- [INPUT FOR THIS TASK]
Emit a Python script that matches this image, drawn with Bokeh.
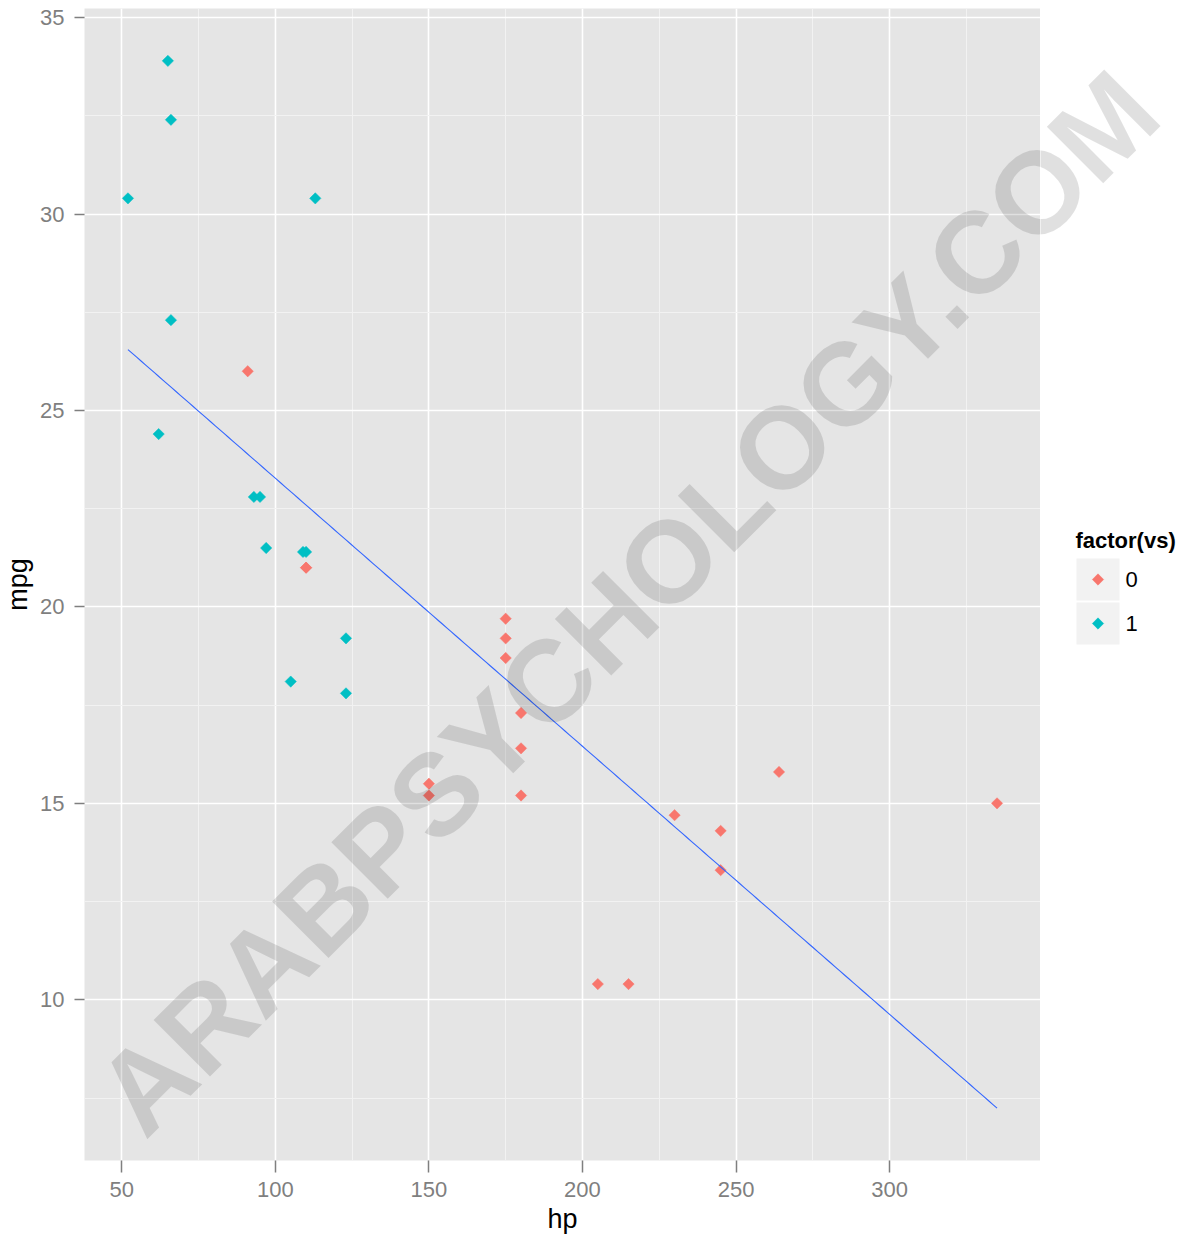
import numpy as np
from bokeh.plotting import figure
from bokeh.layouts import row
from bokeh.models import Range1d, SingleIntervalTicker, Label, ColumnDataSource
from bokeh.core.properties import value
from bokeh.embed import file_html
from bokeh.resources import INLINE

# mtcars: hp, mpg, vs
hp = [110, 110, 93, 110, 175, 105, 245, 62, 95, 123, 123, 180, 180, 180, 205, 215,
      230, 66, 52, 65, 97, 150, 150, 245, 175, 66, 91, 113, 264, 175, 335, 109]
mpg = [21.0, 21.0, 22.8, 21.4, 18.7, 18.1, 14.3, 24.4, 22.8, 19.2, 17.8, 16.4, 17.3,
       15.2, 10.4, 10.4, 14.7, 32.4, 30.4, 33.9, 21.5, 15.5, 15.2, 13.3, 19.2, 27.3,
       26.0, 30.4, 15.8, 19.7, 15.0, 21.4]
vs = [0, 0, 1, 1, 0, 1, 0, 1, 1, 1, 1, 0, 0, 0, 0, 0,
      0, 1, 1, 1, 1, 0, 0, 0, 0, 1, 0, 1, 0, 0, 0, 1]
levels = ["0", "1"]
level_colors = ["#F8766D", "#00BFC4"]
legend_title = "factor(vs)"
x_tick_interval = 50
y_tick_interval = 5
watermark = "ARABPSYCHOLOGY.COM"

FONT = "Liberation Sans"
PANEL = "#E5E5E5"
KEYBG = "#F2F2F2"

# page layout (pixels)
W, H = 1185, 1238
FL, FR, FT, FB = 84, 1040, 8, 1160       # plotting panel edges
WM_X, WM_Y = 627, 602                     # watermark baseline centre on page

hp_a = np.array(hp, dtype=float)
mpg_a = np.array(mpg, dtype=float)
vs_a = np.array(vs)

# regression line (lm mpg ~ hp)
slope, intercept = np.polyfit(hp_a, mpg_a, 1)
line_x = np.linspace(hp_a.min(), hp_a.max(), 200)
line_y = intercept + slope * line_x

# ggplot-like expanded ranges
xmin, xmax = hp_a.min(), hp_a.max()
xpad = 0.05 * (xmax - xmin)
ylo = min(mpg_a.min(), line_y.min())
yhi = max(mpg_a.max(), line_y.max())
ypad = 0.05 * (yhi - ylo)
x0, x1 = xmin - xpad, xmax + xpad
y0, y1 = ylo - ypad, yhi + ypad

p = figure(width=FR, height=H, output_backend="svg", toolbar_location=None,
           x_range=Range1d(x0, x1), y_range=Range1d(y0, y1),
           min_border_left=FL, min_border_right=0, min_border_top=FT,
           min_border_bottom=H - FB)
p.background_fill_color = PANEL
p.border_fill_color = "white"
p.outline_line_color = None

p.xaxis.ticker = SingleIntervalTicker(interval=x_tick_interval, num_minor_ticks=2)
p.yaxis.ticker = SingleIntervalTicker(interval=y_tick_interval, num_minor_ticks=2)

p.xgrid.grid_line_color = "white"
p.ygrid.grid_line_color = "white"
p.xgrid.grid_line_width = 1.6
p.ygrid.grid_line_width = 1.6
p.xgrid.minor_grid_line_color = KEYBG
p.ygrid.minor_grid_line_color = KEYBG
p.xgrid.minor_grid_line_width = 1
p.ygrid.minor_grid_line_width = 1

for ax in (p.xaxis[0], p.yaxis[0]):
    ax.axis_line_color = None
    ax.major_tick_line_color = "#7F7F7F"
    ax.major_tick_line_width = 1.5
    ax.major_tick_in = 0
    ax.minor_tick_in = 0
    ax.minor_tick_out = 0
    ax.major_label_text_color = "#7F7F7F"
    ax.major_label_text_font = FONT
    ax.major_label_text_font_size = "22px"
    ax.axis_label_text_font = FONT
    ax.axis_label_text_font_size = "27px"
    ax.axis_label_text_font_style = "normal"
    ax.axis_label_text_color = "black"

p.xaxis.major_tick_out = 12
p.yaxis.major_tick_out = 10
p.xaxis.major_label_standoff = 9
p.yaxis.major_label_standoff = 10
p.xaxis.axis_label = "hp"
p.yaxis.axis_label = "mpg"
p.xaxis.axis_label_standoff = 4
p.yaxis.axis_label_standoff = 4

# points
for lv, col in zip(levels, level_colors):
    mask = vs_a == int(lv)
    src = ColumnDataSource(dict(x=hp_a[mask], y=mpg_a[mask]))
    p.scatter("x", "y", source=src, marker="square", angle=np.pi / 4, size=8,
              fill_color=col, line_color=col, line_width=0.5)

# regression line
p.line(line_x, line_y, line_color="#3366FF", line_width=1.1)

# watermark (panel part)
wm_style = dict(text=watermark, angle=np.pi / 4, text_align="center",
                text_baseline="alphabetic", text_font=FONT, text_font_size="116px",
                text_font_style="bold", text_color="black", text_alpha=0.12)
wm_dx = x0 + (WM_X - FL) / (FR - FL) * (x1 - x0)
wm_dy = y1 - (WM_Y - FT) / (FB - FT) * (y1 - y0)
p.add_layout(Label(x=wm_dx, y=wm_dy, **wm_style))

# legend panel: a figure in page-pixel coordinates (y measured upward from page bottom);
# in a row its frame is aligned with the main panel (FT..FB vertically)
lg = figure(width=W - FR, height=H, output_backend="svg", toolbar_location=None,
            x_range=Range1d(FR, W), y_range=Range1d(H - FB, H - FT),
            x_axis_type=None, y_axis_type=None,
            min_border_left=0, min_border_right=0, min_border_top=FT,
            min_border_bottom=H - FB)
lg.outline_line_color = None
lg.background_fill_color = "white"
lg.border_fill_color = "white"

KEY_L, KEY_W, KEY_H, KEY_GAP, KEY_TOP = 1076, 43, 42, 2, 558
n = len(levels)
key_cy = [H - (KEY_TOP + KEY_H / 2 + i * (KEY_H + KEY_GAP)) for i in range(n)]
key_cx = [KEY_L + KEY_W / 2] * n

lg.rect(x=key_cx, y=key_cy, width=KEY_W, height=KEY_H, fill_color=KEYBG,
        line_color=None)
lg.scatter(x=key_cx, y=key_cy, marker="square", angle=np.pi / 4, size=8,
           fill_color=level_colors, line_color=level_colors, line_width=0.5)
lg.text(x=[KEY_L + KEY_W + 6] * n, y=key_cy, text=levels,
        text_font=value(FONT), text_font_size="22px", text_color="black",
        text_align="left", text_baseline="middle")
lg.text(x=[KEY_L - 1], y=[H - 540], text=[legend_title],
        text_font=value(FONT), text_font_size="22px", text_font_style="bold",
        text_color="black", text_align="left", text_baseline="middle")

# watermark (continuation over the legend area)
lg.add_layout(Label(x=WM_X, y=H - WM_Y, **wm_style))

layout = row(p, lg, spacing=0)
open("out.html", "w").write(file_html(layout, INLINE))
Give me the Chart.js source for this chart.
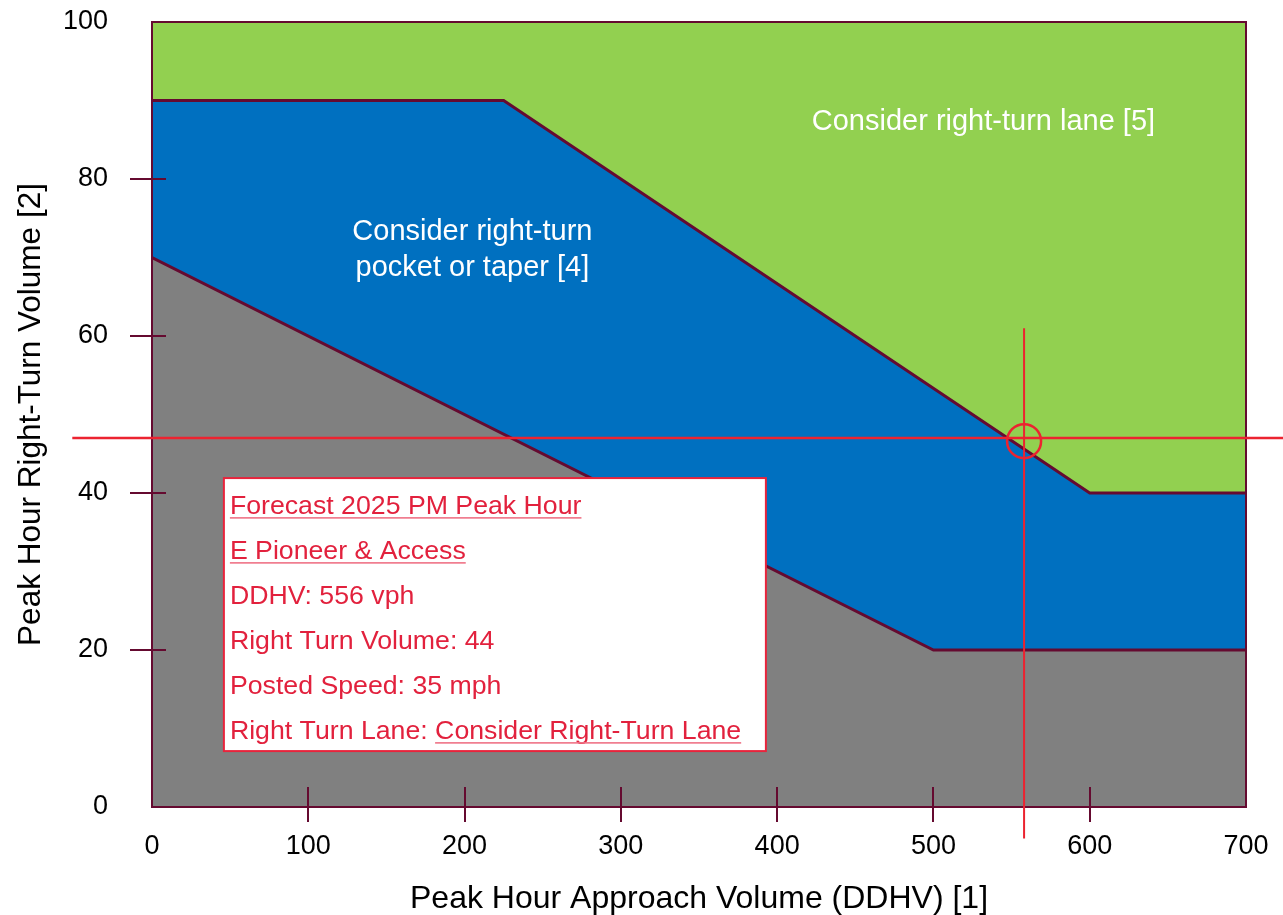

- [GIVEN INSTRUCTION] Extract, word for word, each line from the top of the data down to and including the line with "y0, y1 = ylo - ypad, yhi + ypad"; skip the pictures.

- [EXERCISE RESPONSE]
Emit a Python script that matches this image, drawn with Bokeh.
import numpy as np
from bokeh.plotting import figure
from bokeh.layouts import row
from bokeh.models import Range1d, SingleIntervalTicker, Label, ColumnDataSource
from bokeh.core.properties import value
from bokeh.embed import file_html
from bokeh.resources import INLINE

# mtcars: hp, mpg, vs
hp = [110, 110, 93, 110, 175, 105, 245, 62, 95, 123, 123, 180, 180, 180, 205, 215,
      230, 66, 52, 65, 97, 150, 150, 245, 175, 66, 91, 113, 264, 175, 335, 109]
mpg = [21.0, 21.0, 22.8, 21.4, 18.7, 18.1, 14.3, 24.4, 22.8, 19.2, 17.8, 16.4, 17.3,
       15.2, 10.4, 10.4, 14.7, 32.4, 30.4, 33.9, 21.5, 15.5, 15.2, 13.3, 19.2, 27.3,
       26.0, 30.4, 15.8, 19.7, 15.0, 21.4]
vs = [0, 0, 1, 1, 0, 1, 0, 1, 1, 1, 1, 0, 0, 0, 0, 0,
      0, 1, 1, 1, 1, 0, 0, 0, 0, 1, 0, 1, 0, 0, 0, 1]
levels = ["0", "1"]
level_colors = ["#F8766D", "#00BFC4"]
legend_title = "factor(vs)"
x_tick_interval = 50
y_tick_interval = 5
watermark = "ARABPSYCHOLOGY.COM"

FONT = "Liberation Sans"
PANEL = "#E5E5E5"
KEYBG = "#F2F2F2"

# page layout (pixels)
W, H = 1185, 1238
FL, FR, FT, FB = 84, 1040, 8, 1160       # plotting panel edges
WM_X, WM_Y = 627, 602                     # watermark baseline centre on page

hp_a = np.array(hp, dtype=float)
mpg_a = np.array(mpg, dtype=float)
vs_a = np.array(vs)

# regression line (lm mpg ~ hp)
slope, intercept = np.polyfit(hp_a, mpg_a, 1)
line_x = np.linspace(hp_a.min(), hp_a.max(), 200)
line_y = intercept + slope * line_x

# ggplot-like expanded ranges
xmin, xmax = hp_a.min(), hp_a.max()
xpad = 0.05 * (xmax - xmin)
ylo = min(mpg_a.min(), line_y.min())
yhi = max(mpg_a.max(), line_y.max())
ypad = 0.05 * (yhi - ylo)
x0, x1 = xmin - xpad, xmax + xpad
y0, y1 = ylo - ypad, yhi + ypad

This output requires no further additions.